The crystal and arabesque of the biography's title refer to the artist's effort to combine sinuous arabesques with geometric crystalline forms, merging the sensibilities of East and West. Bragdon conceived of architecture as rhythm in space and attempted to bridge societal divisions through a universal language of geometric design. The system of "projective ornament" derived two-dimensional designs from regular geometric solids and n-dimensional hypersolids, making them into flat graphics that seem to occupy space. Crystalline forms were curved and colored to add depth and naturalism to flat designs that could then be applied to surfaces such as brick, textiles, glass, grilles, lampshades, book covers, and tiles. Bragdon explained his Theosophical perspective on architecture in many books, including The Beautiful Necessity, A Primer of Higher Space, and Four-Dimensional Vistas. With a true Progressive Era sensibility, Bragdon was concerned with how individualism fits within a social order, and how to apply his art to promote brotherhood. His buildings emphasized open planning, glass, color, rooftop living, and ornamentation based on Pythagorean principles of harmony.

Bragdon was also a pioneer in multimedia theatrical production. He staged eight Festivals of Song and Light, each of which featured a large orchestra and chorus leading the audience in song while incandescent lights shone through colored geometric filters, creating a stained glass effect. These outdoor community events typified progressive attempts to reform the social order by integrating a fragmented urban culture into a democratic society based on brotherhood. In 1923, he closed his Rochester architectural practice to embrace a second career as a theatrical designer in New York City. He developed a "mobile-color" machine, the Luxorgan, to control lighting with a musical keyboard. He also created abstract film animations set to music in an exploration of "the play of imagery upon the veil of maya."

Within the Theosophical Society, Bragdon was respected and influential. L. W. Rogers, president of the American Theosophical Society (as it was known at the time), approached Bragdon in 1925 to design a new national headquarters building in Wheaton. Bragdon declined the commission because he had moved away from architecture as a profession and instead recommended his friend, Chicago architect Irving Kane Pond. When Rogers and the board of directors deadlocked over the final design, they asked Bragdon to cast a deciding vote, which favored the asymmetrical rendition that ultimately became the L. W. Rogers building. (Pond wrote about Bragdon in his fascinating book The Autobiography of Irving K. Pond: The Sons of Mary and Elihu, edited by David Swan and Terry Tatum [Oak Park, Ill.: Hyoogen Press, 2009].) In 1940, he further put his personal imprint on the headquarters by designing the distinctive entrance arch. The piers that support the wrought-iron arch are topped with Platonic solids, a tetrahedron and a dodecahedron.

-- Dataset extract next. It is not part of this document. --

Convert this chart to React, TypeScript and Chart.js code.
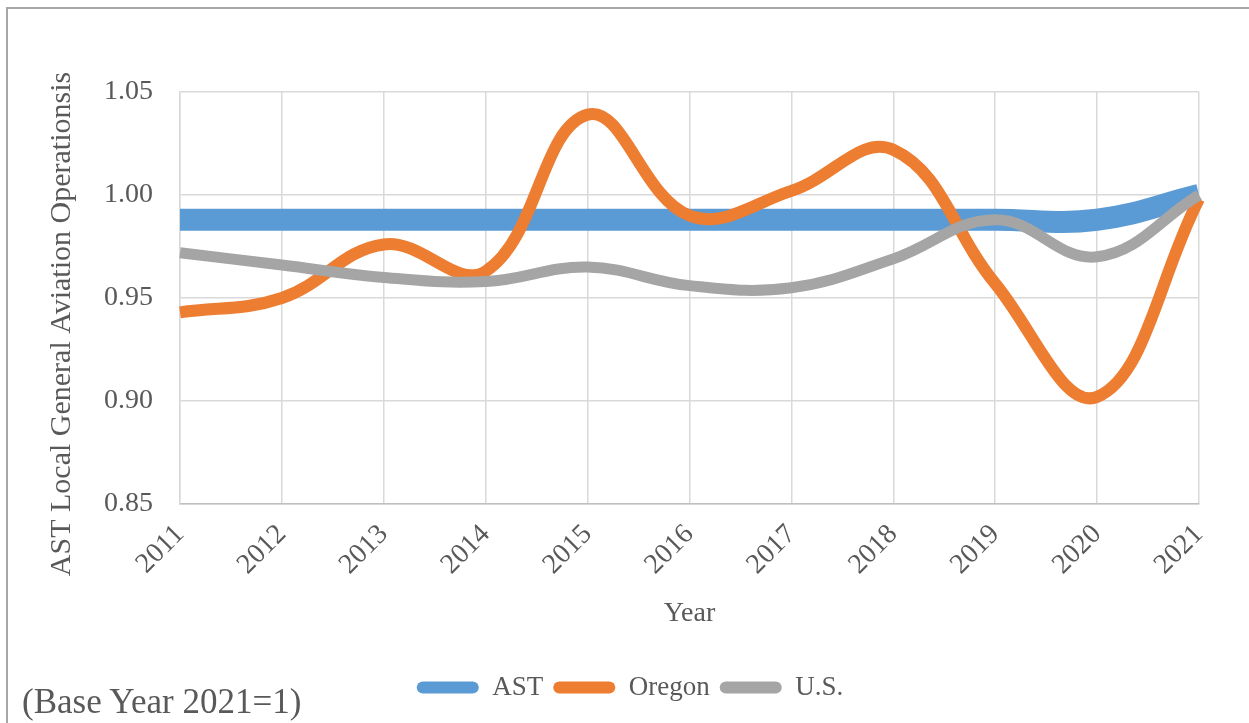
import React, { useEffect, useRef } from "react";
import { Chart, registerables } from "chart.js";

Chart.register(...registerables);

// ---- Data ----
const years = ["2011", "2012", "2013", "2014", "2015", "2016", "2017", "2018", "2019", "2020", "2021"];
const astValues = [0.988, 0.988, 0.988, 0.988, 0.988, 0.988, 0.988, 0.988, 0.988, 0.988, 1.0];
const oregonValues = [0.943, 0.95, 0.976, 0.963, 1.039, 0.99, 1.002, 1.022, 0.957, 0.902, 0.998];
const usValues = [0.972, 0.966, 0.96, 0.958, 0.965, 0.956, 0.955, 0.969, 0.988, 0.97, 1.0];
const seriesNames = ["AST", "Oregon", "U.S."];
const yMin = 0.85;
const yMax = 1.05;
const yStep = 0.05;
const yAxisTitle = "AST Local General Aviation Operationsis";
const xAxisTitle = "Year";
const baseNote = "(Base Year 2021=1)";

const FONT = '"Liberation Serif", "Times New Roman", serif';
const TEXT = "#595959";
const GRID = "#d9d9d9";

const decorPlugin = {
  id: "decor",
  beforeDraw(chart: any) {
    const { ctx, width, height } = chart;
    ctx.save();
    ctx.fillStyle = "#ffffff";
    ctx.fillRect(0, 0, width, height);
    ctx.strokeStyle = "#a6a6a6";
    ctx.lineWidth = 2;
    ctx.beginPath();
    ctx.moveTo(7, height);
    ctx.lineTo(7, 8);
    ctx.lineTo(width, 8);
    ctx.stroke();
    ctx.restore();
  },
  afterDraw(chart: any) {
    const { ctx } = chart;
    ctx.save();
    ctx.translate(62, 324);
    ctx.rotate(-Math.PI / 2);
    ctx.font = `30px ${FONT}`;
    ctx.fillStyle = TEXT;
    ctx.textAlign = "center";
    ctx.textBaseline = "middle";
    ctx.fillText(yAxisTitle, 0, 0);
    ctx.restore();
  },
};

export default function App() {
  const canvasRef = useRef<HTMLCanvasElement | null>(null);

  useEffect(() => {
    document.body.style.margin = "0";
    document.body.style.overflow = "hidden";
    const canvas = canvasRef.current;
    if (!canvas) return;
    const chart = new Chart(canvas, {
      type: "line",
      data: {
        labels: years,
        datasets: [
          {
            label: seriesNames[0],
            data: astValues,
            borderColor: "#5B9BD5",
            backgroundColor: "#5B9BD5",
            borderWidth: 22,
            order: 3,
          },
          {
            label: seriesNames[1],
            data: oregonValues,
            borderColor: "#ED7D31",
            backgroundColor: "#ED7D31",
            borderWidth: 12,
            order: 2,
          },
          {
            label: seriesNames[2],
            data: usValues,
            borderColor: "#A5A5A5",
            backgroundColor: "#A5A5A5",
            borderWidth: 11,
            order: 1,
          },
        ].map((d) => ({
          ...d,
          fill: false,
          tension: 0.4,
          pointRadius: 0,
          pointHoverRadius: 0,
          borderCapStyle: "butt" as const,
          borderJoinStyle: "round" as const,
        })),
      },
      options: {
        animation: false,
        responsive: false,
        maintainAspectRatio: false,
        devicePixelRatio: 1,
        events: [],
        layout: { padding: { top: 92, left: 61, right: 50, bottom: 12 } },
        plugins: {
          tooltip: { enabled: false },
          title: { display: false },
          legend: {
            display: true,
            position: "bottom",
            align: "center",
            labels: {
              boxWidth: 62,
              boxHeight: 12,
              padding: 10,
              useBorderRadius: true,
              borderRadius: 6,
              color: TEXT,
              font: { family: FONT, size: 27 },
              sort: (a: any, b: any) => a.datasetIndex - b.datasetIndex,
              generateLabels: (chart: any) => {
                const items = Chart.defaults.plugins.legend.labels.generateLabels(chart);
                return items.map((it: any) => ({
                  ...it,
                  fillStyle: it.strokeStyle,
                  lineWidth: 0,
                  borderRadius: 6,
                }));
              },
            },
          },
        },
        scales: {
          x: {
            type: "category",
            offset: false,
            grid: { color: GRID, lineWidth: 1.5, drawTicks: false },
            border: { display: true, color: "#bfbfbf", width: 1.5 },
            ticks: {
              color: TEXT,
              font: { family: FONT, size: 28 },
              maxRotation: 45,
              minRotation: 45,
              padding: 14,
              autoSkip: false,
            },
            title: {
              display: true,
              text: xAxisTitle,
              color: TEXT,
              font: { family: FONT, size: 28, lineHeight: 1.2 },
              padding: { top: 0, bottom: 34 },
            },
            afterFit: (scale: any) => {
              scale.height = 160;
            },
          },
          y: {
            min: yMin,
            max: yMax,
            grid: { color: GRID, lineWidth: 1.5, drawTicks: false },
            border: { display: true, color: GRID, width: 1.5 },
            ticks: {
              stepSize: yStep,
              color: TEXT,
              font: { family: FONT, size: 28 },
              padding: 27,
              callback: (v: any) => Number(v).toFixed(2),
            },
            afterFit: (scale: any) => {
              scale.width = 119;
            },
          },
        },
      },
      plugins: [decorPlugin],
    });
    return () => chart.destroy();
  }, []);

  return (
    <div style={{ position: "relative", width: 1249, height: 723 }}>
      <canvas ref={canvasRef} width={1249} height={723} style={{ display: "block" }} />
      <div
        style={{
          position: "absolute",
          left: 22,
          top: 684,
          fontFamily: FONT,
          fontSize: 35,
          lineHeight: 1,
          color: TEXT,
          whiteSpace: "nowrap",
        }}
      >
        {baseNote}
      </div>
    </div>
  );
}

Bragdon was an excellent speaker and writer, and his books are well worth reading. He and his sister May founded the Manas Press to publish Theosophical books and pamphlets. With Nicholas Bessaraboff, he did a hugely successful translation of P. D. Ouspensky's Tertium Organum. He also influenced Alfred Stieglitz, Ana's Nin, Henry Miller, Lewis Mumford, Norman Bel Geddes, and particularly R. Buckminster Fuller.

In addition to his portrait of Bragdon, Massey provides a lucid history of n-dimensional mathematics and hyperspace philosophy, including the contributions of G. F. B. Riemann, Charles Howard Hinton, Henri Poincar, Annie Besant, C. W. Leadbeater, and others. He gives equal attention to the communitarian movement, stagecraft, city planning, Theosophy, and ornamentation. For readers interested in subjects ranging from architecture, graphic arts, and mysticism to community singing and tesseracts, this exploration of Bragdon's life and art offers riches.

Janet Kerschner

The reviewer is archivist for the TS national headquarters at Olcott. She is preparing documentation to nominate the Rogers building for the National Register of Historic Places.